▸ Problem to work on
Transcribe only the part of the material below that begins at the line containing "What matplotlib code" and ends at the line containing "ax = fig.add_axes([100", with both kept and images left out.

▸ Data entries
________
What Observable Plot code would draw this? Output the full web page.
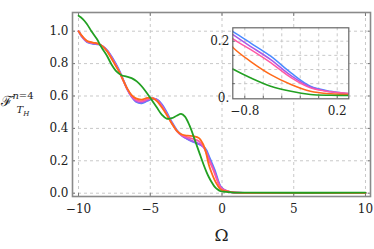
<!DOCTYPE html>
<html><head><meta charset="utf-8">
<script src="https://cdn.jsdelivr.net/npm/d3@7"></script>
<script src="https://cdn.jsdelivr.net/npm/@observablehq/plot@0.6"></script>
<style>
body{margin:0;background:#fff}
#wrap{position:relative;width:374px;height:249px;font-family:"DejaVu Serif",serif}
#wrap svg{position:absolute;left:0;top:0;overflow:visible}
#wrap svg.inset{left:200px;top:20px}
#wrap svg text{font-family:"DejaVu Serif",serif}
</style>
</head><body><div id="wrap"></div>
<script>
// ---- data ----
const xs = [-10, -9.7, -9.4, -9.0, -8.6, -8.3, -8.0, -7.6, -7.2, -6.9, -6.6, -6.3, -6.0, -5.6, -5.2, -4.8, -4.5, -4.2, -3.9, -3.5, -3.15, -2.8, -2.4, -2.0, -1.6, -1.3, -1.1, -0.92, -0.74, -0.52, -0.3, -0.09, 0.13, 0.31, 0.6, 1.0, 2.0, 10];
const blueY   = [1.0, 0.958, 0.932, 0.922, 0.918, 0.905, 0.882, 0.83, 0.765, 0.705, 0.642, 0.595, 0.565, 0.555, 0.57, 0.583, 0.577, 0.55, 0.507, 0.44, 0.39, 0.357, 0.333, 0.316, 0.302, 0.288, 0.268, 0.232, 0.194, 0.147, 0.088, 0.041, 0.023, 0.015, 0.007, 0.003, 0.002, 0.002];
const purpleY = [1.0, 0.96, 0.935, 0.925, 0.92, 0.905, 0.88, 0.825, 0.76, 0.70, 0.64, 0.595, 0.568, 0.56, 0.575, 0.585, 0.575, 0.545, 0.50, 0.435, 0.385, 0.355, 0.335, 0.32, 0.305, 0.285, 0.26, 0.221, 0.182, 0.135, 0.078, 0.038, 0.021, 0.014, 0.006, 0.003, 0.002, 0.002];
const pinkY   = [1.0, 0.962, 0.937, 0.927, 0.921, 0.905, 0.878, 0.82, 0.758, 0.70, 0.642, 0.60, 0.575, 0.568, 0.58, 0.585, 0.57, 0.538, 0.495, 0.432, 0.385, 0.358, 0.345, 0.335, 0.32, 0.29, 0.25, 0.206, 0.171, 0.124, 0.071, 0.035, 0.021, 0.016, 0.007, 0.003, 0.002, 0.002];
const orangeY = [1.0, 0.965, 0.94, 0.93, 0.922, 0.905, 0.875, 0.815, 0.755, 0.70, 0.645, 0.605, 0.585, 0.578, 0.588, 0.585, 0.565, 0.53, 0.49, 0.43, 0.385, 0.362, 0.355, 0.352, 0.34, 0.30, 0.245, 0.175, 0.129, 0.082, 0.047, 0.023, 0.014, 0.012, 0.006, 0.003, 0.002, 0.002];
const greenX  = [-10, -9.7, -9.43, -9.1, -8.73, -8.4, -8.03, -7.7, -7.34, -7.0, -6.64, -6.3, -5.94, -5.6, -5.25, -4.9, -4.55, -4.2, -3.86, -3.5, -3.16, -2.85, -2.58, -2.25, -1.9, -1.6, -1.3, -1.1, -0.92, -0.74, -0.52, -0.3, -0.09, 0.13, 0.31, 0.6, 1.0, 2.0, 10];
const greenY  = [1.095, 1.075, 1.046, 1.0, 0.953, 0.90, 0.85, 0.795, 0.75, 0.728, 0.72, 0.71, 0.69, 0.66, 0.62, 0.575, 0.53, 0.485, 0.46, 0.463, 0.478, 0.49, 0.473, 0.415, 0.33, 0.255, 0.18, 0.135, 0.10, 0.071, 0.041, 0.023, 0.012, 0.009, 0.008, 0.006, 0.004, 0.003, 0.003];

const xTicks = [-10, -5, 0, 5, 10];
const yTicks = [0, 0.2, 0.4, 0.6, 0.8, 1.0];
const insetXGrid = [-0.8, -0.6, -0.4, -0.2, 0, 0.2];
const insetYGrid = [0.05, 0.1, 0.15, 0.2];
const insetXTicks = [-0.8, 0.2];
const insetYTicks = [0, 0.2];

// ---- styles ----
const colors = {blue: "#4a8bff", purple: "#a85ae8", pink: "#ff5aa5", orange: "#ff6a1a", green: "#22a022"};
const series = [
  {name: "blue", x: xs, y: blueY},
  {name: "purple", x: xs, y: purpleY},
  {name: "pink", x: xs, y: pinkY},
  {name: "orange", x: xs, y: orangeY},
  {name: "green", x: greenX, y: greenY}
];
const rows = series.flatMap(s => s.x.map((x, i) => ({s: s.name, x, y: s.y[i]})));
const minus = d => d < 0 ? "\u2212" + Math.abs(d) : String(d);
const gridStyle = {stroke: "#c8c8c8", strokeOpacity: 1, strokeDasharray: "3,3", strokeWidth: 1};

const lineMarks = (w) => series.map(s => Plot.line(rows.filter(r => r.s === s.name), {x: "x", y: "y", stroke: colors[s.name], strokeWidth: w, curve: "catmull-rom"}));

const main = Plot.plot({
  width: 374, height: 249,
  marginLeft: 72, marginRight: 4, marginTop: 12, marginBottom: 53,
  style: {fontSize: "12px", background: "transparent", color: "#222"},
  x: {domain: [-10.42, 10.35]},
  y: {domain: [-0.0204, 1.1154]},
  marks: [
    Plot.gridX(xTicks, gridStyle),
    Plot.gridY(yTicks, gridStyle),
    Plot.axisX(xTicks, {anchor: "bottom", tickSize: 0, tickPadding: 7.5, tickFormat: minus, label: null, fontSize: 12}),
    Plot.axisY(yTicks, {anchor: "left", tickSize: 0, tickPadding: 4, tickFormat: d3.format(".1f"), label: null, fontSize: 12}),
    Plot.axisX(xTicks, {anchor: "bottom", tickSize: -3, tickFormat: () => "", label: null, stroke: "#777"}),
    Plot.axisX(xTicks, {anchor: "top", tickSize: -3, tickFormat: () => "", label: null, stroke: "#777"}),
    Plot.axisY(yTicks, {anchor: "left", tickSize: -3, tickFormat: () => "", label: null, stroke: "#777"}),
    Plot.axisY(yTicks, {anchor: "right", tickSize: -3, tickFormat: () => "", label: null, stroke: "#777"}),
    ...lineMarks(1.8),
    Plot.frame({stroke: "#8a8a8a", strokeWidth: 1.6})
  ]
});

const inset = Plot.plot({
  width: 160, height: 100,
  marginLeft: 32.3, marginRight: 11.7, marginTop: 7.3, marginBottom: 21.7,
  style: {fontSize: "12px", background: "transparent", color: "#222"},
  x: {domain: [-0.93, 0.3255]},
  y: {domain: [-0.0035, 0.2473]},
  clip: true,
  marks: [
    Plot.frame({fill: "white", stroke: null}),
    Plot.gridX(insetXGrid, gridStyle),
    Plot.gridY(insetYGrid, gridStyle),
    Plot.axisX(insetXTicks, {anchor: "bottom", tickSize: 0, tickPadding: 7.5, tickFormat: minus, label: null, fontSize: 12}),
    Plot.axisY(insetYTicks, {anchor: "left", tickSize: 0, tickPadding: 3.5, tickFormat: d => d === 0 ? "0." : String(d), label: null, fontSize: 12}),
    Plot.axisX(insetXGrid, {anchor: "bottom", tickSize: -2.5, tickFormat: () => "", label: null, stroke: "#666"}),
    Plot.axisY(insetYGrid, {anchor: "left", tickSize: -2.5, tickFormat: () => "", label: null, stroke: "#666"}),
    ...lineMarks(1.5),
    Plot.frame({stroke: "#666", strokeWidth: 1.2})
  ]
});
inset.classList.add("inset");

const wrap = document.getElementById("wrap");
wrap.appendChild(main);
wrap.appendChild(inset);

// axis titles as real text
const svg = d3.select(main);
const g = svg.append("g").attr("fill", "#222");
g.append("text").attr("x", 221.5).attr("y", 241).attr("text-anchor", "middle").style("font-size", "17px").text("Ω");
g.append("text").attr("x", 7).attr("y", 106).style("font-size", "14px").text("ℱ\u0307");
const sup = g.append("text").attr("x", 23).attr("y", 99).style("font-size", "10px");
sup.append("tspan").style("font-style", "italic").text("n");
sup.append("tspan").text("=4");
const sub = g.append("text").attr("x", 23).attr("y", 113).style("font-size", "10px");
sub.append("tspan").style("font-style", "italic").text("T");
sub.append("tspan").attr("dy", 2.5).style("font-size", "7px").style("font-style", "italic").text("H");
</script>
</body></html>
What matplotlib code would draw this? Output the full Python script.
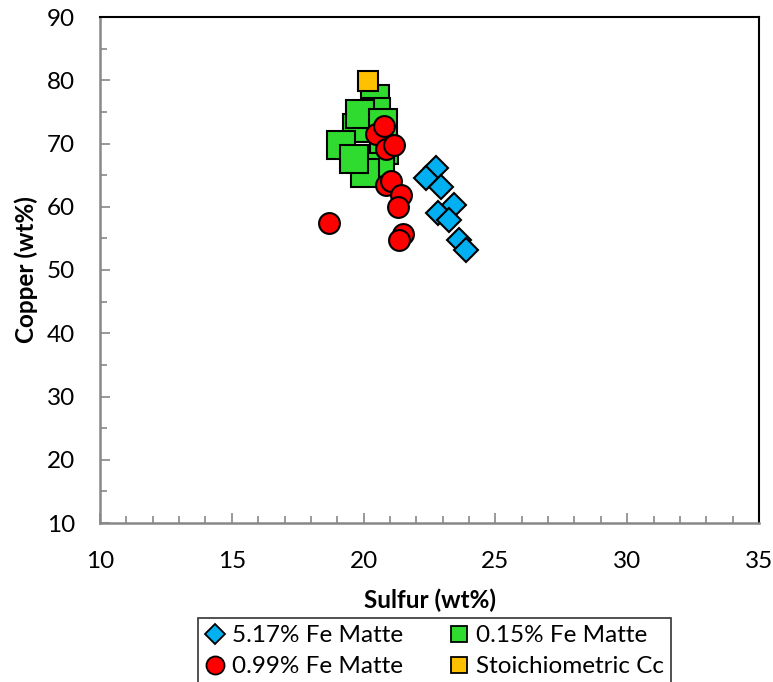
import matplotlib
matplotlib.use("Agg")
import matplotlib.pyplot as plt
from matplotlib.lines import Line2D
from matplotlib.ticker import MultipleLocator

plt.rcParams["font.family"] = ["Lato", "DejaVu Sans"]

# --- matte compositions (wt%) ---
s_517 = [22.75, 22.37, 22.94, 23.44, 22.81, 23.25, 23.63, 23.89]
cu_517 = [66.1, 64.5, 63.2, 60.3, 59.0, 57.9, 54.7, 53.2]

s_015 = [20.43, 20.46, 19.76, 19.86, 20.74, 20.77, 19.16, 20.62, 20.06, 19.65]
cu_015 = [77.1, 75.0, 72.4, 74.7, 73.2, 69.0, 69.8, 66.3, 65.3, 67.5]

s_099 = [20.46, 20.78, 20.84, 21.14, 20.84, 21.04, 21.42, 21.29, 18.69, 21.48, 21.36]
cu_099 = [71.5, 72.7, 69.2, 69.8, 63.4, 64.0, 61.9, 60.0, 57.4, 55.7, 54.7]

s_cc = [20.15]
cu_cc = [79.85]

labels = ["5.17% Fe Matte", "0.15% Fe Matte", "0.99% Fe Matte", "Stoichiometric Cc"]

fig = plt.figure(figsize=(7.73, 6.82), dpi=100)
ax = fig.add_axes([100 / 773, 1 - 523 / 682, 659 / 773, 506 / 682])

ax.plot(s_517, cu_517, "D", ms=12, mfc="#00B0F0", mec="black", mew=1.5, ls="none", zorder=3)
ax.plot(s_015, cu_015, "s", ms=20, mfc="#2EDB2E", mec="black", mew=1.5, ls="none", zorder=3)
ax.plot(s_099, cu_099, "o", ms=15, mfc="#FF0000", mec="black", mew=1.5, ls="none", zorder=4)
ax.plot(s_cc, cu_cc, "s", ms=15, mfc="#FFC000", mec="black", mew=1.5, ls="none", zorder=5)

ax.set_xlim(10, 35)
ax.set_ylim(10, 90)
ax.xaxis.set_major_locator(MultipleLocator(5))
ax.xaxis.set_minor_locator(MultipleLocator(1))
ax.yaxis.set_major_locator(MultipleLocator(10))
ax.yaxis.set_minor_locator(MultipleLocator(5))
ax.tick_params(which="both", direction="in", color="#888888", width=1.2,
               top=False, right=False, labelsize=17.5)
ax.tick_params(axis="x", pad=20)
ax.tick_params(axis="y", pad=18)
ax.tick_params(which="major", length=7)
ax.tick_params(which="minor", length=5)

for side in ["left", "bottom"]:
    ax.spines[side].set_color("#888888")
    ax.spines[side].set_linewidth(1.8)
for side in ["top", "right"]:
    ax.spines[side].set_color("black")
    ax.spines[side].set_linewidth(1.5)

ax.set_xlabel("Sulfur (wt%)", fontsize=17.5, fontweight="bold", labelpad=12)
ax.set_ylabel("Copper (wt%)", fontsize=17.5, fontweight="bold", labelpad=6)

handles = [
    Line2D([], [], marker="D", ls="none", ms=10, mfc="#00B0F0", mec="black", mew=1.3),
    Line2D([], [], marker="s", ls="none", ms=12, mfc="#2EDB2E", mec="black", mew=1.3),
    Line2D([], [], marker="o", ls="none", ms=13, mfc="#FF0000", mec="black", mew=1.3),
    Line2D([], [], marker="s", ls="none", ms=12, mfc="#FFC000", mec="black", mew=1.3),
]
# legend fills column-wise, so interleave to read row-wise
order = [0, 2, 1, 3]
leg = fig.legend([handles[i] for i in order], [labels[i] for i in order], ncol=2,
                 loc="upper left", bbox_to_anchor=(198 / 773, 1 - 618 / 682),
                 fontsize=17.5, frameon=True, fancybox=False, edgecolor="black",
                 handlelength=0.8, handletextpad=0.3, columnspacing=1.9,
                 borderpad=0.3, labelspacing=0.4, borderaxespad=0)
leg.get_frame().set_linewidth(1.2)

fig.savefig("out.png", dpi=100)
________
▸ Solution to this exercise
What matplotlib code would draw this? Output the full Python script.
import matplotlib
matplotlib.use("Agg")
import matplotlib.pyplot as plt
from matplotlib.lines import Line2D
from matplotlib.ticker import MultipleLocator

plt.rcParams["font.family"] = ["Lato", "DejaVu Sans"]

# --- matte compositions (wt%) ---
s_517 = [22.75, 22.37, 22.94, 23.44, 22.81, 23.25, 23.63, 23.89]
cu_517 = [66.1, 64.5, 63.2, 60.3, 59.0, 57.9, 54.7, 53.2]

s_015 = [20.43, 20.46, 19.76, 19.86, 20.74, 20.77, 19.16, 20.62, 20.06, 19.65]
cu_015 = [77.1, 75.0, 72.4, 74.7, 73.2, 69.0, 69.8, 66.3, 65.3, 67.5]

s_099 = [20.46, 20.78, 20.84, 21.14, 20.84, 21.04, 21.42, 21.29, 18.69, 21.48, 21.36]
cu_099 = [71.5, 72.7, 69.2, 69.8, 63.4, 64.0, 61.9, 60.0, 57.4, 55.7, 54.7]

s_cc = [20.15]
cu_cc = [79.85]

labels = ["5.17% Fe Matte", "0.15% Fe Matte", "0.99% Fe Matte", "Stoichiometric Cc"]

fig = plt.figure(figsize=(7.73, 6.82), dpi=100)
ax = fig.add_axes([100 / 773, 1 - 523 / 682, 659 / 773, 506 / 682])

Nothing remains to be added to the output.